Hydrogen Induced Polarization-Nuclear-Spin Hyperpolarization in Catalytic Hydrogenations without the Enrichment of Para- or Orthohydrogen
During the last 40 years, Prof. Dr. Joachim Bargon, to whom several articles in this issue are dedicated, has contributed more than 90 scientific publications to the understanding of NMR hyperpolarization phenomena such as chemically induced dynamic nuclear polarization (CIDNP) or parahydrogen induced polarization (PHIP). Both techniques are extremely useful for elucidating the mechanisms and kinetics of chemical reactions involving radicals or catalytic hydrogenations, respectively.
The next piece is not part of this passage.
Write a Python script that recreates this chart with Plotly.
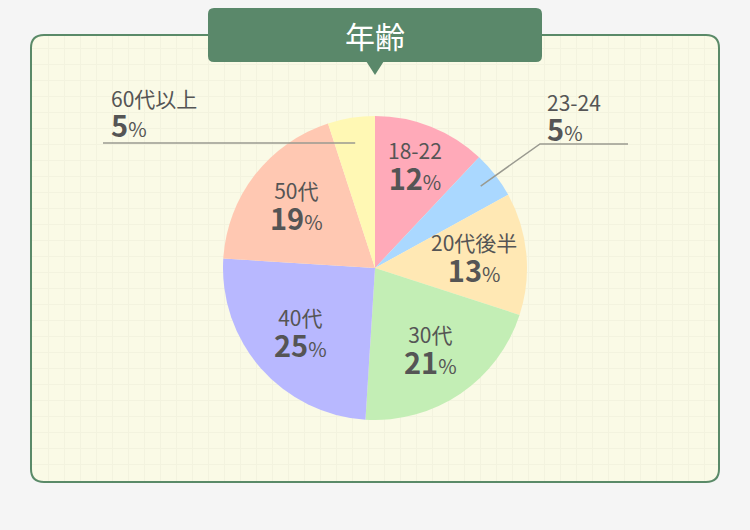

To honor Joachim Bargon's scientific achievements, we dedicate to him an additional, newly discovered and somewhat unexpected twist to the PHIP methodology. Accordingly, NMR spectra exhibit the unique, enhanced absorption and emission patterns of PHIP not only if the hydrogen for the catalytic reactions is enriched in one of its nuclear spin states (parahydrogen or orthohydrogen) but also if it is at its thermodynamic equilibrium. Thermally equilibrated gaseous hydrogen is obtained from commercially available hydrogen gas bombs or from electrolytic hydrogen generators. The new finding is explained with the quantum mechanical properties of the small, highly symmetric hydrogen molecule.
T. Jonischkeit and K. Woelk, "Hydrogen Induced Polarization-Nuclear-Spin Hyperpolarization in Catalytic Hydrogenations without the Enrichment of Para- or Orthohydrogen," Advanced Synthesis and Catalysis, vol. 346, no. 8, pp. 960-969, SPIE -- The International Society for Optical Engineering, Jul 2004.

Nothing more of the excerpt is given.